DataStream<Integer> dataStream = //...
dataStream.map(new MapFunction<Integer, Integer>() {
    @Override
    public Integer map(Integer value) throws Exception {
        return 2 * value;
    }
});

FlatMap

输入一个元素,输出零个或多个元素

DataStream → DataStream

dataStream.flatMap(new FlatMapFunction<String, String>() {
    @Override
    public void flatMap(String value, Collector<String> out)
        throws Exception {
        for(String word: value.split(" ")){
            out.collect(word);
        }
    }
});

Filter

把流中的每一个元素用一个返回类型为boolean的方法计算,返回true的保留

DataStream → DataStream

dataStream.filter(new FilterFunction<Integer>() {
    @Override
    public boolean filter(Integer value) throws Exception {
        return value != 0;
    }
});

KeyBy

逻辑上把一个流分割成互斥的分区,每个分区都包含具有相同key的元素.内部由hash partitioning实现.下面的转换返回一个KeyedDataStream

DataStream → KeyedStream

dataStream.keyBy("someKey") // Key by field "someKey"
dataStream.keyBy(0) // Key by the first element of a Tuple

Reduce

在一个有键的数据流上滚动的reduce,在最近被reduce处理过的值上合并当前的元素并且提交新值

KeyedStream → DataStream

keyedStream.reduce(new ReduceFunction<Integer>() {
    @Override
    public Integer reduce(Integer value1, Integer value2)
    throws Exception {
        return value1 + value2;
    }
});

Fold

在一个有键的数据流上以一个初始值滚动的fold,在最近被flod处理过的值上合并当前的元素并且提交新值

KeyedStream → DataStream

当输入为1,2,3,4,5的时候,输出"start-1", "start-1-2", "start-1-2-3", ...

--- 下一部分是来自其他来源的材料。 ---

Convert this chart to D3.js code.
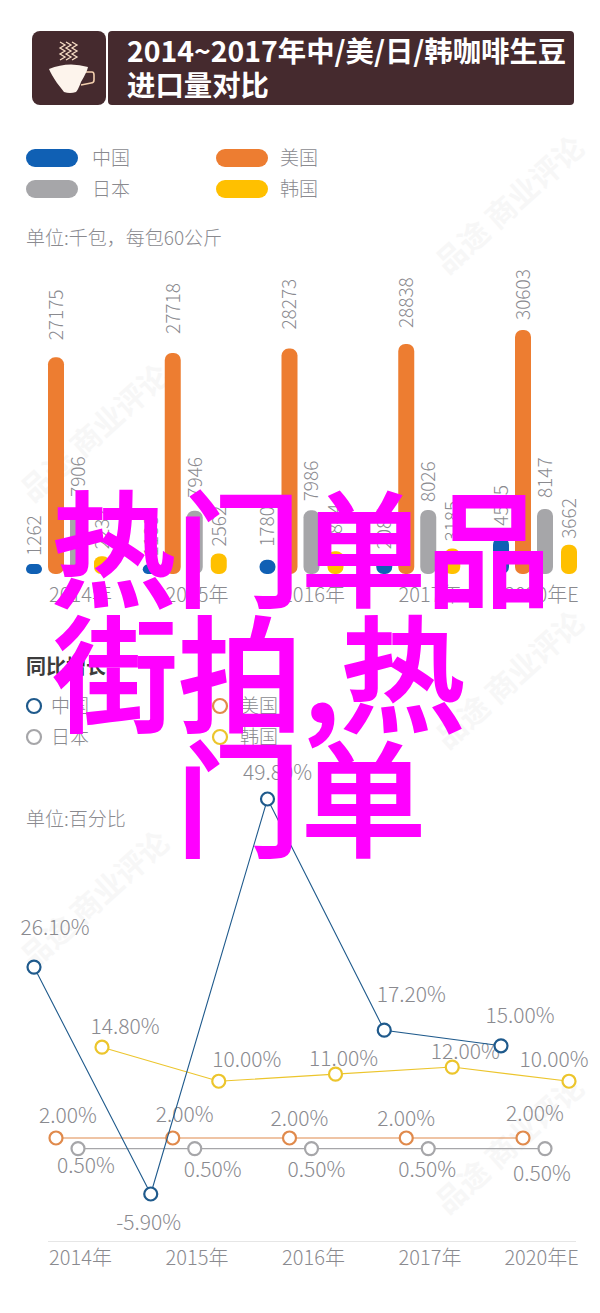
<!DOCTYPE html>
<html>
<head>
<meta charset="utf-8">
<script src="https://cdnjs.cloudflare.com/ajax/libs/d3/7.8.5/d3.min.js"></script>
<style>
  html, body { margin: 0; padding: 0; background: #fff; }
  svg { display: block; }
  text { font-family: "Noto Sans CJK SC", "Noto Sans", sans-serif; }
  .tick text { fill: #8a8a8f; font-size: 20px; font-weight: 300; }
</style>
</head>
<body>
<svg id="chart" width="600" height="1313"></svg>
<script>
var years = ['2014年', '2015年', '2016年', '2017年', '2020年E'];
var seriesNames = ['中国', '美国', '日本', '韩国'];

// import volume, thousand bags of 60kg
var chinaBags = [1262, 1188, 1780, 2087, 4545];
var usaBags = [27175, 27718, 28273, 28838, 30603];
var japanBags = [7906, 7946, 7986, 8026, 8147];
var koreaBags = [2232, 2562, 2844, 3185, 3662];

// growth, percent
var chinaGrowth = [26.1, -5.9, 49.8, 17.2, 15];
var usaGrowth = [2, 2, 2, 2, 2];
var japanGrowth = [0.5, 0.5, 0.5, 0.5, 0.5];
var koreaGrowth = [14.8, 10, 11, 12, 10];

var colors = { '中国': '#1060b4', '美国': '#ed7d31', '日本': '#a6a6a9', '韩国': '#ffc000' };
var lineColors = { '中国': '#1f5a8c', '美国': '#e08a4c', '日本': '#a6a6a9', '韩国': '#ecc52c' };

var bags = { '中国': chinaBags, '美国': usaBags, '日本': japanBags, '韩国': koreaBags };
var growth = { '中国': chinaGrowth, '美国': usaGrowth, '日本': japanGrowth, '韩国': koreaGrowth };

// label nudges by hand, the original labels are not placed regularly
var barGap = {
  '中国': [8, 8, 13, 8, 12],
  '美国': [17, 19, 19, 16, 10],
  '日本': [14, 13, 9, 8, 11],
  '韩国': [7, 7, 7, 7, 6]
};
var labelNudge = {
  '中国': [[21, -39], [-2, 29], [10, -26], [27, -36], [19, -30]],
  '美国': [[12, -22], [12, -23], [10, -19], [0, -19], [12, -24]],
  '日本': [[8, 17], [18, 21], [5, 21], [-1, 21], [-3, 25]],
  '韩国': [[23, -21], [28, -22], [8, -16], [13, -15], [-15, -22]]
};

var svg = d3.select('#chart');
var grey = '#8a8a8f';

// watermark
var spots = [[95, 433], [95, 900], [510, 205], [510, 680], [510, 1145]];
svg.append('g').selectAll('text').data(spots).enter().append('text')
  .attr('transform', function(d) { return 'translate(' + d[0] + ',' + d[1] + ') rotate(-42)'; })
  .attr('text-anchor', 'middle')
  .attr('dy', '0.35em')
  .attr('font-size', 30)
  .attr('font-weight', 700)
  .attr('fill', '#f7f7f7')
  .text('品途 商业评论');

// header
svg.append('rect').attr('x', 32).attr('y', 31).attr('width', 74).attr('height', 74).attr('rx', 8).attr('fill', '#452a2e');
svg.append('rect').attr('x', 108).attr('y', 31).attr('width', 466).attr('height', 74).attr('rx', 4).attr('fill', '#452a2e');

var icon = svg.append('g');
icon.selectAll('path.steam').data([60, 66, 72]).enter().append('path')
  .attr('class', 'steam')
  .attr('fill', 'none').attr('stroke', '#f6dcc4').attr('stroke-width', 1.3)
  .attr('d', function(x) {
    return 'M' + x + ',42 l5,3 l-5,3 l5,3 l-5,3 l5,3 l-5,3';
  });
icon.append('path')
  .attr('fill', 'none').attr('stroke', '#f3cfae').attr('stroke-width', 1.6)
  .attr('d', 'M86,72 L92,72 Q94,72 94,75 L94,80 Q94,83 91,83 L81,85');
icon.append('path')
  .attr('fill', '#fdf4ec')
  .attr('d', 'M49,69 Q68,61 88,67 Q87,72 81,82 Q78,90 76,92 Q70,94 64,92 Q61,88 57,83 Q51,74 49,69 Z');

svg.selectAll('text.title').data(['2014~2017年中/美/日/韩咖啡生豆', '进口量对比']).enter().append('text')
  .attr('class', 'title')
  .attr('x', 127)
  .attr('y', function(d, i) { return 62 + i * 34; })
  .attr('font-size', 28.4)
  .attr('font-weight', 700)
  .attr('fill', '#fff')
  .text(function(d) { return d; });

// legends
var legendX = d3.scalePoint().domain([0, 1]).range([26, 216]);
var legendCells = [['中国', 0, 0], ['美国', 1, 0], ['日本', 0, 1], ['韩国', 1, 1]];

var legend1 = svg.append('g').selectAll('g').data(legendCells).enter().append('g')
  .attr('transform', function(d) { return 'translate(' + legendX(d[1]) + ',' + (158 + d[2] * 31) + ')'; });
legend1.append('rect')
  .attr('y', -9).attr('width', 52).attr('height', 18).attr('rx', 9)
  .attr('fill', function(d) { return colors[d[0]]; });
legend1.append('text')
  .attr('x', function(d) { return d[1] ? 64 : 66; })
  .attr('dy', '0.35em').attr('font-size', 19).attr('font-weight', 300).attr('fill', grey)
  .text(function(d) { return d[0]; });

svg.append('text').attr('x', 26).attr('y', 238).attr('dy', '0.35em')
  .attr('font-size', 19).attr('font-weight', 300).attr('fill', grey)
  .text('单位:千包，每包60公斤');

svg.append('text').attr('x', 26).attr('y', 667).attr('dy', '0.35em')
  .attr('font-size', 20).attr('font-weight', 700).attr('fill', '#3c3c3c')
  .text('同比增长');

var legendX2 = d3.scalePoint().domain([0, 1]).range([34, 220]);
var legend2 = svg.append('g').selectAll('g').data(legendCells).enter().append('g')
  .attr('transform', function(d) { return 'translate(' + legendX2(d[1]) + ',' + (706 + d[2] * 31) + ')'; });
legend2.append('circle')
  .attr('r', 7).attr('fill', '#fff').attr('stroke-width', 2.2)
  .attr('stroke', function(d) { return lineColors[d[0]]; });
legend2.append('text')
  .attr('x', function(d) { return d[1] ? 20 : 17; })
  .attr('dy', '0.35em').attr('font-size', 19).attr('font-weight', 300).attr('fill', grey)
  .text(function(d) { return d[0]; });

svg.append('text').attr('x', 26).attr('y', 819).attr('dy', '0.35em')
  .attr('font-size', 19).attr('font-weight', 300).attr('fill', grey)
  .text('单位:百分比');

// shared x: one group per year, four series inside a group
var x0 = d3.scalePoint().domain(years).range([34, 501]);
var x1 = d3.scaleOrdinal().domain(seriesNames).range([0, 22, 44, 68]);
var xLabels = d3.scalePoint().domain(years).range([80, 546]);

// bars
var yBars = d3.scaleLinear().domain([0, 30603]).range([574, 330]);
var barWidth = 16;

seriesNames.forEach(function(name) {
  var g = svg.append('g');
  g.selectAll('rect').data(bags[name]).enter().append('rect')
    .attr('x', function(d, i) { return x0(years[i]) + x1(name) - barWidth / 2; })
    .attr('y', function(d) { return yBars(d); })
    .attr('width', barWidth)
    .attr('height', function(d) { return yBars(0) - yBars(d); })
    .attr('rx', function(d) { return Math.min(7, (yBars(0) - yBars(d)) / 2); })
    .attr('fill', colors[name]);
  g.selectAll('text').data(bags[name]).enter().append('text')
    .attr('transform', function(d, i) {
      return 'translate(' + (x0(years[i]) + x1(name)) + ',' + (yBars(d) - barGap[name][i]) + ') rotate(-90)';
    })
    .attr('dy', '0.36em')
    .attr('font-size', 19).attr('font-weight', 300).attr('fill', grey)
    .text(function(d) { return d; });
});

function bottomAxis(y) {
  var g = svg.append('g')
    .attr('transform', 'translate(0,' + y + ')')
    .call(d3.axisBottom(xLabels).tickSize(0).tickPadding(0));
  g.select('.domain').remove();
  g.selectAll('.tick text')
    .attr('dy', '0.35em').attr('y', 0)
    .attr('dx', function(d, i) { return i === 4 ? -5 : 0; });
}
bottomAxis(595);

// lines
var yLine = d3.scaleLinear().domain([-5.9, 49.8]).range([1194, 799]);
var line = d3.line()
  .x(function(d) { return d.x; })
  .y(function(d) { return yLine(d.v); });

svg.append('line').attr('x1', 48).attr('x2', 576).attr('y1', 1241.5).attr('y2', 1241.5)
  .attr('stroke', '#e6e6e6');
bottomAxis(1258);

['韩国', '美国', '日本', '中国'].forEach(function(name) {
  var pts = growth[name].map(function(v, i) { return { x: x0(years[i]) + x1(name), v: v }; });
  var g = svg.append('g');
  g.append('path').attr('d', line(pts)).attr('fill', 'none')
    .attr('stroke', lineColors[name]).attr('stroke-width', 1.1);
  g.selectAll('circle').data(pts).enter().append('circle')
    .attr('cx', function(d) { return d.x; })
    .attr('cy', function(d) { return yLine(d.v); })
    .attr('r', 6.5)
    .attr('fill', '#fff').attr('stroke', lineColors[name]).attr('stroke-width', 2.2);
  g.selectAll('text').data(pts).enter().append('text')
    .attr('x', function(d, i) { return d.x + labelNudge[name][i][0]; })
    .attr('y', function(d, i) { return yLine(d.v) + labelNudge[name][i][1]; })
    .attr('dy', '0.35em').attr('text-anchor', 'middle')
    .attr('font-size', 21).attr('font-weight', 300).attr('fill', grey)
    .text(function(d) { return d.v.toFixed(2) + '%'; });
});

// big magenta caption laid over the chart
var caption = ['热门单品', '街拍,热', '门单'];
var captionX = [301, 259, 301];
svg.append('g').selectAll('text').data(caption).enter().append('text')
  .attr('x', function(d, i) { return captionX[i]; })
  .attr('y', function(d, i) { return 597 + i * 125; })
  .attr('text-anchor', 'middle')
  .attr('font-size', 125)
  .attr('font-weight', 500)
  .attr('fill', '#ff00ff')
  .attr('stroke', '#ff00ff')
  .attr('stroke-width', 2)
  .text(function(d) { return d; });
</script>
</body>
</html>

DataStream<String> result =
  keyedStream.fold("start", new FoldFunction<Integer, String>() {
    @Override
    public String fold(String current, Integer value) {
        return current + "-" + value;
    }
  });

Aggregations

在一个有键的数据流上以一个初始值滚动的聚合,min和minBy的不同是:min返回最小值,minBy包含最小值的元素(max和maxBy同理)

KeyedStream → DataStream

keyedStream.sum(0);
keyedStream.sum("key");
keyedStream.min(0);
keyedStream.min("key");
keyedStream.max(0);
keyedStream.max("key");
keyedStream.minBy(0);
keyedStream.minBy("key");
keyedStream.maxBy(0);
keyedStream.maxBy("key");

Window

窗口可以定义在已经分区的KeyedStream上.窗口根据每个特性对每个键中的数据进行分组(例如最近5秒内到达的数据)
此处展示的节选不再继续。